Food and Drug Administration

Center for Drug Evaluation and Research


Arthritis Advisory Committee

Silver Spring Holiday Inn, 8777 Georgia Avenue, Silver Spring , MD



March 4, 2003

Safety update on the TNF-a inhibitors


Lymphomas and other Malignancies


1. Please comment on the characteristics of the cases of lymphomas (e.g., age at time of   diagnosis, distribution of NHL vs. HD, histology, etc.) observed in patients treated with TNF inhibitors relative to the experience in the general population and relative to the experience in people with underlying RA or Crohn’s Disease.


2. Please discuss the strength of the available evidence (including the pre-marketing controlled trial experience, open label extension studies, post-marketing registry data, and post-marketing spontaneous reports, incidence rates over time, etc.) and any conclusions you are able to draw regarding an association between TNF-blocking treatments and lymphoma. 


3. As part of post marketing studies, all 3 manufacturers have committed to follow between 1000 and 2000 patients with RA and to provide the agency with updated information on malignancies annually for a minimum of 5 years.  At 5 years, the agency will determine whether additional follow up will be necessary.  The yearly update includes numbers and types of tumors, based on histology and other standard assessments. 


4. Should the companies be asked to obtain additional specific types of information not normally assessed in patient management that could help elucidate the relationship between anti-TNF therapy and lymphoma?  What findings would suggest that there be continued active follow up of this nature?  


5. Please discuss how best to communicate information about lymphomas to health care providers and patients.  For each of the respective product labels, please discuss how the agency should present the data on the observed incidence of lymphoma, the degree to which the data suggest an association, and the degree of uncertainty about the association.  Should the standardized incidence ratio (SIR) with respect to the general population be presented?  Should the SIR with respect to the RA population be presented?  Should the labels be similar for each product?

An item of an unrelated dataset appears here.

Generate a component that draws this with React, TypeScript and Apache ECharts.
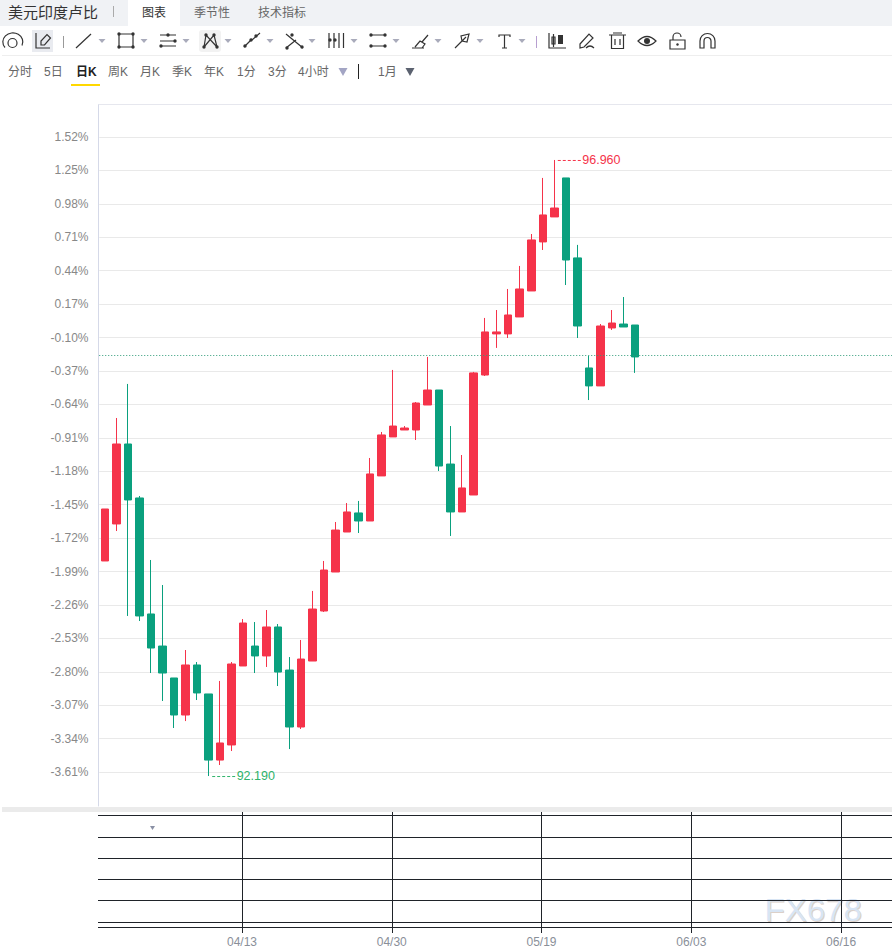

6. Please comment on the incidence and types of other malignancies observed in the clinical trial and post-marketing experience with the TNF blocking agents.  Do these data raise any concerns at the present time?

Other safety data


1. Please comment on the data observed in the randomized controlled trials in patients with New York Heart Association class III and IV heart failure as well as the spontaneous reports of adverse cardiac events in patients with RA.  Is it reasonable to discuss CHF related safety concerns in labels for all TNF blocking agents?  Other than product label changes that will caution use in patients with pre-existing CHF or who develop CHF while on treatment, should the companies be asked to develop additional procedures for CHF risk management?   


2. Please comment on any other concerns based on the safety updates provided and any specific actions the agency and the various companies should undertake to address them.